Politics Magazine
This scanning electron microscope image shows SARS-CoV-2 (yellow) among human cells (pink). This virus was isolated from a patient in the U.S. (Color has been added to the image to better show the virus and its environment.)
(Image: © NIAID-RML)
The image above of the Coronavirus is from livescience.com
A worldwide pandemic is going to happen again. Scientists and medical professionals have been warning us about that for decades now. It will happen because most nations have not adequately prepared to deal with such and occurrence -- and that includes the United States.
The question we currently face is whether the Coronavirus is that pandemic. It might be.
Here is just a part of what the editorial board of The New York Times has to say:
In December, another new virus — SARS-CoV-2 — made the leap from animals to humans. It has now infected more than 83,000 people across more than 50 countries. Nearly 3,000 people have died, most of them in China where the outbreak began. Global health experts are once again sounding the alarm. It’s unclear how bad things might get this time around. Covid-19, the disease caused by this new virus, appears to be between seven and 20 times more deadly than seasonal flu, which on average kills between 300,000 and 650,000 people globally each year. But that fatality rate could prove to be much lower, especially if it turns out that many milder cases have evaded detection.
In the meantime, this much is not in dispute: SARS-CoV-2 spreads easily — more easily than SARS or seasonal flu — and is tough to detect. It’s the kind of virus that would be extremely difficult to contain even in a best-case scenario, and the world is hardly in a best-case scenario now. Rising nationalism, waning trust and lingering trade wars have undermined cooperation between global superpowers. Rampant misinformation and growing skepticism of science are imperiling public understanding of the crisis and governments’ response to it.
In the United States, a coming general election has politicized what should be a clear public health priority. On Tuesday, Dr.

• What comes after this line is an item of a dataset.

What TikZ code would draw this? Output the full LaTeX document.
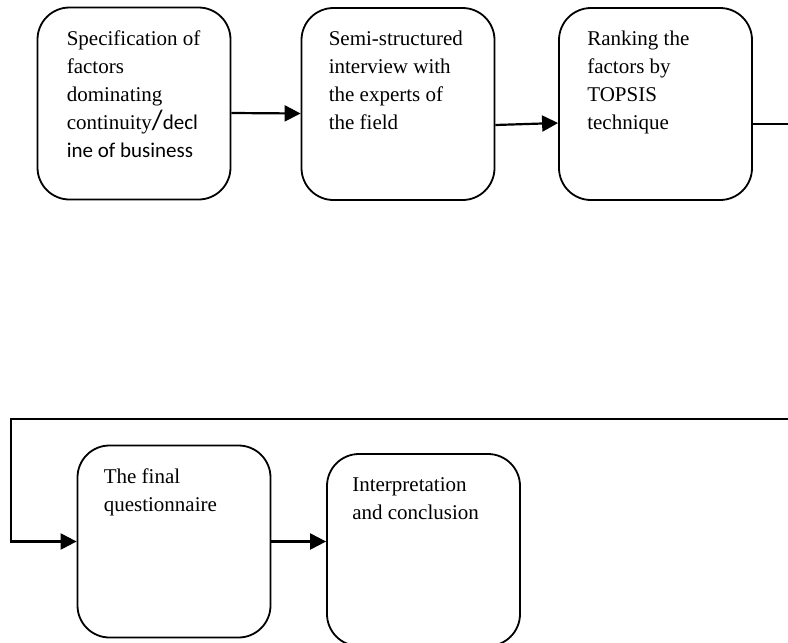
\documentclass[tikz,border=0pt]{standalone}
\usepackage{fontspec}
\setmainfont{Liberation Serif}
\newfontfamily\calfont{Carlito}
\usetikzlibrary{positioning,arrows.meta}
\tikzset{
  stage/.style={draw,rounded corners=32pt,line width=1.8pt,minimum width=193pt,minimum height=192pt,inner sep=0pt},
  steptext/.style={anchor=north west,inner sep=0pt,align=left,font=\fontsize{21}{28}\selectfont},
  arr/.style={line width=2.2pt,-{Triangle[length=16pt,width=16pt]}},
  ln/.style={line width=2.2pt}
}
\begin{document}
\begin{tikzpicture}[x=1pt,y=1pt]
	    \useasboundingbox (0,0) rectangle (788,-643);
	    \node[stage](b1) at (134,-103.5){};
	    \node[stage](b2) at (398,-104){};
	    \node[stage](b3) at (655.5,-104){};
	    \node[stage](b4) at (174,-541.5){};
	    \node[stage](b5) at (423.5,-550){};
	    \node[steptext,below right=24pt and 30pt of b1.north west](t1){Specification of\\factors\\dominating\\continuity{\calfont\fontsize{28}{28}\selectfont/}{\calfont decl}\\{\calfont ine of business}};
	    \node[steptext,below right=24pt and 28pt of b2.north west](t2){Semi-structured\\interview with\\the experts of\\the field};
	    \node[steptext,below right=24pt and 29pt of b3.north west](t3){Ranking the\\factors by\\TOPSIS\\technique};
	    \node[steptext,below right=24pt and 27pt of b4.north west](t4){The final\\questionnaire};
	    \node[steptext,below right=24pt and 26pt of b5.north west](t5){Interpretation\\and conclusion};
	    \coordinate (e1) at (788,-124);
	    \coordinate (e2) at (788,-419);
	    \coordinate (c1) at (11,-419);
	    \draw[arr]([yshift=-9.5pt]b1.east)--([yshift=-9.5pt]b2.west);
	    \draw[arr]([yshift=-21pt]b2.east)--([yshift=-19pt]b3.west);
	    \draw[ln]([yshift=-20pt]b3.east)--(e1);
	    \draw[arr](e2)--(c1)|-(b4.west);
	    \draw[arr](b4.east)--(b5.west|-b4.east);
	\end{tikzpicture}
\end{document}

Nancy Messonnier, director of the National Center for Immunization and Respiratory Diseases, warned that a global pandemic was all but inevitable and asked the American public to brace itself for impact. That same day, her boss’s boss, President Trump, insisted that everything was well under control.
Mr. Trump has requested from Congress only $2.5 billion to address Covid-19 — far less than the $15 billion that experts say is needed. He has also made some curious personnel choices in recent days: putting Vice President Mike Pence in charge of the federal response, and muzzling Dr. Anthony Fauci, the long-serving director of the National Institute of Allergy and Infectious Diseases. Dr. Fauci has guided the nation through just about every outbreak and epidemic since 1984, and is widely recognized as one of the world’s foremost authorities on managing such crises. As governor of Indiana, Mr. Pence badly botched the response to an H.I.V. outbreak, which resulted in hundreds of preventable infections.
There is still a chance that Covid-19 will prove to be more fire drill than actual fire. A global pandemic is all but certain, but there are many unknowns: Will the virus itself prove to be less contagious or far less deadly than is currently feared? Will it show a tendency to recede in warmer weather the way that seasonal flu does? Can a vaccine be made quickly available? (Dr. Fauci says that one may be ready for testing in as little as two months, and could be commercially available in about a year.) Any of these developments may yet break the global transmission chain, and the vortex of fear and market-tumbling anxiety in which the world now finds itself may yet pass.
If the next few weeks or months bring calm — and scientists increasingly worry that they will not — the world would do well to remember this time what it seems to have forgotten again and again. Another pathogen will emerge soon enough, and another after that. Eventually, one of them will be far worse than all its predecessors. If we are very unlucky, it could be worse than anything in living memory. Imagine something as contagious as measles (which any given infected person passes to 90 percent of the people he or she encounters) only many times more deadly, and you’ll have a good sense of what keeps global health officials up at night.
Here’s what is certain: Despite many warnings over many years, we are still not ready. Not in China, where nearly two decades after that SARS outbreak food markets that sell live animals still thrive and authoritarianism still undermines honest and accurate communication about infectious diseases. Not in Africa, where basic public health capacity remains hobbled by a lack of investment and, in some cases, by political unrest and violence. Not in the United States, where shortsighted budget cuts and growing nationalism have shrunk commitments to pandemic preparedness, both at home and abroad.
To be sure, some broad progress has been made in the past few years. Vaccine development and deployment now proceed faster than at any point in history. The World Health Organization has corrected many of the institutional shortcomings that thwarted its responses to previous outbreaks. Other countries, in both Europe and Africa, have stepped up to fill the global health leadership position that America appears to have vacated.
But, as Covid-19 makes clear, much more is still needed.